__Exercise instructions__. In the entries below, find every line with "full" and copy it.

__Input records__.
-- begin --
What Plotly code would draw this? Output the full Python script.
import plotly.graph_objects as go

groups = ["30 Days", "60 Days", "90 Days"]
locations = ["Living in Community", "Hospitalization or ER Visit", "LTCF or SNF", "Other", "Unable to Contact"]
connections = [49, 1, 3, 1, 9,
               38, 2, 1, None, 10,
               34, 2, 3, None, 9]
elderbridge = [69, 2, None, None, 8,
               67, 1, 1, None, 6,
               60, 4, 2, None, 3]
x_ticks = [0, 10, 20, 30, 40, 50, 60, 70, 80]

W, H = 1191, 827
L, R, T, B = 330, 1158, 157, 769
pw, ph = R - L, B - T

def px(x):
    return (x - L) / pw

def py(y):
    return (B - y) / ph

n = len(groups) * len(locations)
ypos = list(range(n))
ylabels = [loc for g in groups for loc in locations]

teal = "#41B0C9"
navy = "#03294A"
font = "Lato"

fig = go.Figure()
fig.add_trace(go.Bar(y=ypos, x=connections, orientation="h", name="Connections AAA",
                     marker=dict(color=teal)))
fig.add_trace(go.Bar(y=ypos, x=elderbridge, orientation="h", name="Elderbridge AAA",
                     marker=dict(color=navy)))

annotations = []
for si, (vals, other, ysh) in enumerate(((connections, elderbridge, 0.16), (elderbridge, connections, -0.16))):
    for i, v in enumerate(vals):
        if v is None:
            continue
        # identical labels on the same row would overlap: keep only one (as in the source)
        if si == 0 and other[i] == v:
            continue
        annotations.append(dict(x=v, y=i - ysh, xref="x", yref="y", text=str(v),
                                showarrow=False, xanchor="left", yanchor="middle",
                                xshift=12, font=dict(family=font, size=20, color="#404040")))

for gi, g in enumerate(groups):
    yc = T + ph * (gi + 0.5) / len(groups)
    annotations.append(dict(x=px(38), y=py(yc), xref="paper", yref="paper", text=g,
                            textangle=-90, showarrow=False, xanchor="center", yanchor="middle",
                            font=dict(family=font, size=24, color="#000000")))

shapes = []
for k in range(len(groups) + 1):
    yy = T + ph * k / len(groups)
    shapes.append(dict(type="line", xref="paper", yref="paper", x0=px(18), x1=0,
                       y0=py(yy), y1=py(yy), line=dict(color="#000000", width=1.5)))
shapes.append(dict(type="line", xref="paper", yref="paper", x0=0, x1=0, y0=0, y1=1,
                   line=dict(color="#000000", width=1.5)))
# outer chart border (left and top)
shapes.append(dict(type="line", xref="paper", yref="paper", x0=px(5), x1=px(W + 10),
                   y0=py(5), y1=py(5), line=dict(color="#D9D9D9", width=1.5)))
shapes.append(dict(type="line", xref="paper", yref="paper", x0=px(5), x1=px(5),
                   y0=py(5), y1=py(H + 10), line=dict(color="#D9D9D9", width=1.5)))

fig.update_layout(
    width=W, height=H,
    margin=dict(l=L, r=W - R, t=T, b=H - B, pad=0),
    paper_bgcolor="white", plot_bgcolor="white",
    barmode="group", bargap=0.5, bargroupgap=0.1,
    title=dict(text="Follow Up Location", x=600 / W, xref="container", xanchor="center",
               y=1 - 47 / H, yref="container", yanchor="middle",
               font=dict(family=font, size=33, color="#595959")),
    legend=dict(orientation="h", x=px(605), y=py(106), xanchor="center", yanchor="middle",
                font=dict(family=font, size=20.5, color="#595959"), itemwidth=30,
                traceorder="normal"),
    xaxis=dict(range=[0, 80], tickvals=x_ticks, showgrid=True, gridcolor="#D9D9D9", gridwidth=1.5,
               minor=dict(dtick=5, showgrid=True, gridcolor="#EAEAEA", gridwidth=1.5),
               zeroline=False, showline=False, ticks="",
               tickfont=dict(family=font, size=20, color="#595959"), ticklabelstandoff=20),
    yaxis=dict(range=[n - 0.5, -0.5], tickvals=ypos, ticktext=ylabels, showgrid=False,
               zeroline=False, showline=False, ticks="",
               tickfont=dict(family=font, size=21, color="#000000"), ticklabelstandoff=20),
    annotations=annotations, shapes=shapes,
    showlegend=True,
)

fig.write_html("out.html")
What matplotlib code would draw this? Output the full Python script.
-- end --
__The answer__.
What Plotly code would draw this? Output the full Python script.
What matplotlib code would draw this? Output the full Python script.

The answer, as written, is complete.